To recall the specific blend characterizing news translation (translation and additional reshaping) and to return to the Cypriot context, the following needs to be noted: the text producers follow norms created on the basis of an overwhelming national ideology and of their own perceptions of how to satisfy public feeling and disseminate national ideology. In so doing, they extend their sphere of influence almost blindly. The norms they follow remain very powerful, partly because they stem from a perception of the dominant ideology as national cause – and not surprisingly so, given the dramatic and painful circumstances for all sides involved. Although not documented in any handbook or draft guidelines, these norms have acquired their power in a covert way, mainly through oral dissemination. However, the problems arise not because of a shifting of angle, which is more or less understandable and explicable in terms of political attitude, but because of the expansion of the shift in the semantic level in a highly visible way.[17] As a result, this shift has repercussions on the very informativity and credibility of the product and cannot be considered acceptable: the way journalistic norms and practices dominate translation in the Cypriot context exceeds the lower limits of ethical relativity and borders on ethical violation in all cases presented above. Furthermore, it would be interesting to see the consequences this violation has on the audience. In Floros 2009 and 2011, it was shown through the examination of classroom discussions that satisfying public feeling and complying with the urge to defend the national cause may actually harm the intended audience by almost seducing it: what could be the political gain from cultivating in Cypriot readers the illusion of non-Cypriots complying with the way Cypriot demands are articulated? Even if we adopt the Marxist stance towards news production (according to which news is a marketable product), another interesting question arises in the case of group B examples, intended also for the international media: How successful is the selling of news to other agencies when intervention is so blatantly visible? This is another interesting question worth examining, but it goes beyond the scope of the present work.

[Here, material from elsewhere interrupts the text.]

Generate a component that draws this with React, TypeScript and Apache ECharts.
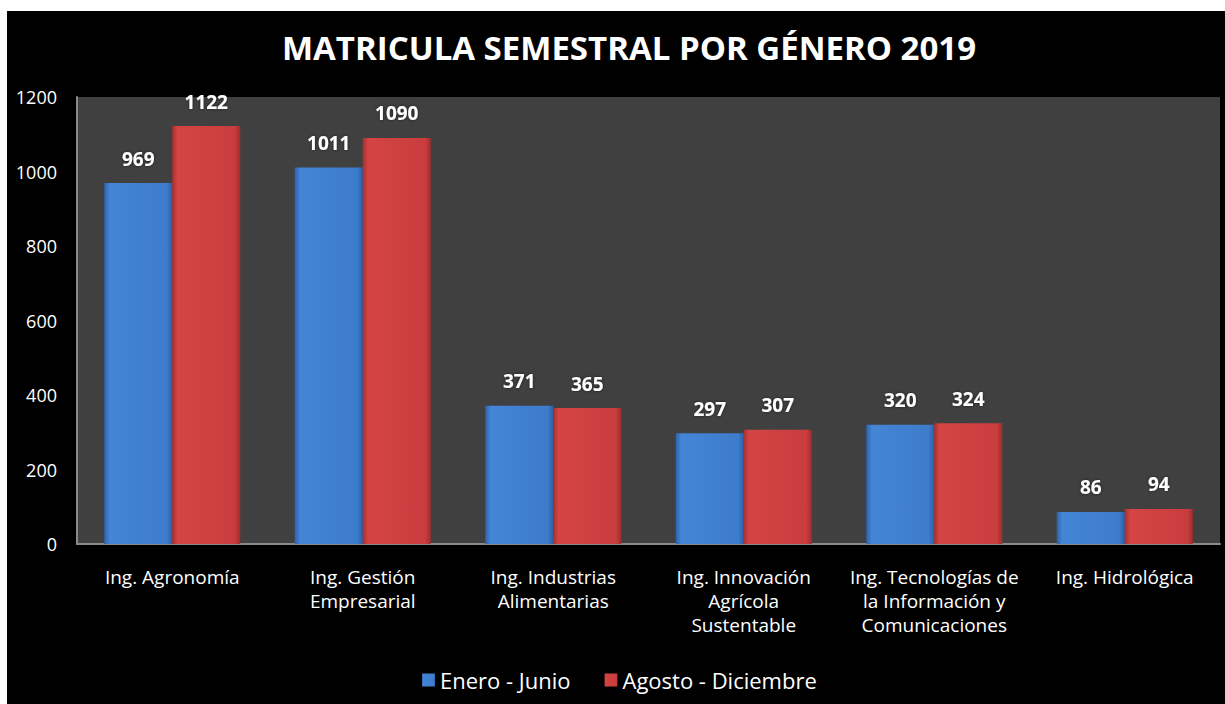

Perhaps it is time to allow the notion of faithfulness – if only to the text – to regain some ground at the expense of the (always questionable) attempt to restore objectivity. A more faithful rendering of the statements in the above examples would serve as a moment of goading the audience towards a more self-reflexive stance. More importantly, translators would thus rediscover the political role of translation as a vehicle for dealing with discord instead of perpetuating it. A possible way for this to happen might be to turn ethical violation into ethical hybridity in news translation. This would entail the recognition of translation as a particular kind of activity following its own ethics within news production. Even if a reshaping and repurposing is ultimately necessary, it would be useful to take the translational norms into consideration alongside journalistic norms. Such a return to a synergy would entail treating reported speech, for example, as an instance where particular attention needs to be paid, as reported speech is the structure most widely used in news.

But, again, reported speech is not unproblematic in terms of ethics. Normally, reported speech is widely used in news production in order to ensure objectivity and “assure readers that different perspectives are being taken into account” (Belmonte, McCabe et al. 2010: 228). Such objectivity is, however, not achieved, especially when indirect speech (including free indirect speech) is used (see, among others, Waugh 1995; Redeker 1996; Belmonte, McCabe et al. 2010). As for direct speech, there are voices supporting the anti-faithfulness argument (see Tannen 1989; Fludernik 1993) and voices in favor of it (see Short, Semino et al. 2002). The fact remains that, especially in the case of news reporting, almost all modes of quoting (direct speech, indirect speech, etc.) are perceived as allowing for some ideological intervention (see Obiedat 2006; Smirnova 2009), and what allows reported speech to function as a mediated representation rather than a faithful reproduction is not only the presence of two different voices, but also the specific layering of speech events. Drawing on Vološinov (1973) and Pierce (1955), Waugh (1995: 135) distinguishes among three speech events in a news text containing reported speech: the reporting (the journalistic text), the reported (represented in the text) and the original, real-world event. The reported speech instance is thus indexical of an event outside the quoting text. The situation gets even more complicated when reported speech appears as a translated instance. In all the examples presented here, the original speech event was uttered in Turkish, while the reporting and the reported speech events were uttered either in Greek (examples A(1), A(2), A(3)) or in English (examples B(4), B(5)). Thus, it is not only the indexicality inherent in reported speech which may account for the mediated representation of the original speech event, but also the process of translation, which implies mediation by necessity.

As a result, although text producers usually try to corroborate their claims by making use of the (relative) authenticity of reported speech, our examples from the Cypriot context show that text producers try to corroborate their claims by explicitly manipulating this sensitive authenticity, which is seen as yet another chance to disseminate national ideology. In addition, the dominance of the reporting voice in indirect speech and the possibility of blurring the borders between the journalist’s commentary and indirect speech when the latter is used (Waugh 1995: 146) may sufficiently explain why intervention appears exclusively in indirect speech instances, while direct speech instances are left unaffected. Nevertheless, the fact that reported speech – particularly the indirect mode – offers itself to an easily exploitable ambiguity does not alleviate responsibility on the part of text producers. On the contrary, text producers should by definition be more sensitive to the complexities described here. A higher ethical awareness in this regard is what might bring about a clearer differentiation between instances where intervention is less tolerable and instances where the producer’s stance can be articulated. A reconsideration of the norms allowing for extreme intervention will, ultimately, create a space for ethical hybridity.

4. Conclusion

The practices detected in the examples discussed reveal that, in terms of ethics, translation is not treated as translation when it forms part of a larger textual product. However, this paper calls for a reconsideration of such practices. It seems useful for journalists, translators and the media to be conscious of the existence of ethical thresholds in translation, especially when credibility and responsibility are at stake. The investigation of the Cypriot context could show that manipulative norms should not always gain primacy over basic translational norms. Such primacy could lead to an ethical violation, which is of no benefit to any of the parties involved, either to the assumed audience or to the medium itself. Nevertheless, the ethically-driven respect for the source material advocated for in this paper is an ideal situation, which is unfortunately the exact opposite of a number of real situations worldwide.